Keep standing your ground. Match her cleaning engry. It sounds like you getting the harry potter treatment. Is there someone you confind in like a close friend or another family memeber. Try and hang in there till you can move out
What the actual fuck, she’s 28 and acts like this? Lmao.
Can they provide you a place to escape too just for an hour or two or a night. Just so you get a bit of time away.
28 and still living with mom? Picking on teens? What a loser she is.
28 and still living with mom? Picking on teens? What a piece of work she is.
I would walk around pretending to be on FaceTime while recording her lazy arse as proof, catch out that bullshitter full swing in her lie, she’s a vile child
NTA, i had step siblings like this. i ended up moving out when i was 15, just dont take their bs, say whatever you want and do whatever you want, shes the one whos pushing 30 and still living with her mummy
NTA As others said do what you can to survive for a bit longer.

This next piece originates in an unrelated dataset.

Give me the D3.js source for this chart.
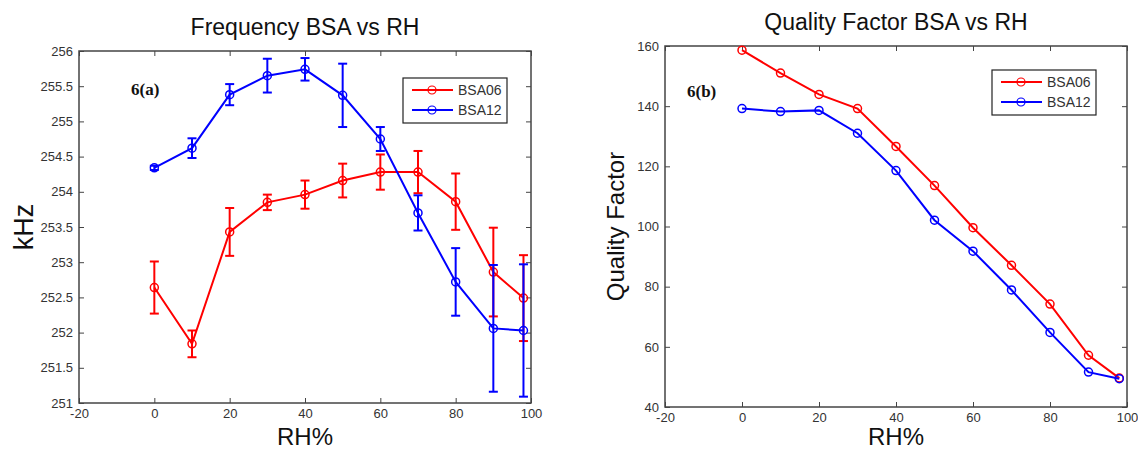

Just remember this when you are 28 and she is pushing 40 and still a loser living with her parents acting like a teen and she asks you for money or something.
Your cousin is a lazy, overgrown child. Don’t do a single thing for her. If she’s purposely standing in front of a cabinet drawer, either yank the drawer open to get her to move, or place the item on the counter and tell her she can put it away. The problem is your cousin’s mom raised an entitled brat. Be the adult here at 16 and refuse to play into her power trips. She wants people to cater to her, clean up after her, and just roll over and deal with her attitude and disrespect. Her mom doesn’t sound too much better. Just refuse to play along with this crap. Where are your parents on all of this?? Why don’t they talk to her sternly about respecting the house and cleaning up after herself? Do your parents think that it’s your job too?
NTA. Start recording her.
She’s 28 and still lives at home. ….
There’s your answer. NTA.
Why are you long with your aunt ?
What a loser. I’m sorry you’re dealing with her. What chores does she do? Does she contribute at all? There’s so much going on here. I’m guessing you don’t have the option to live with more stable people. I don’t see why you kids are cleaning up after everyone else. Your aunt did a terrible job raising your cousin. She a full grown woman still living and acting like a toddler. Take solace in knowing you won’t end up like her.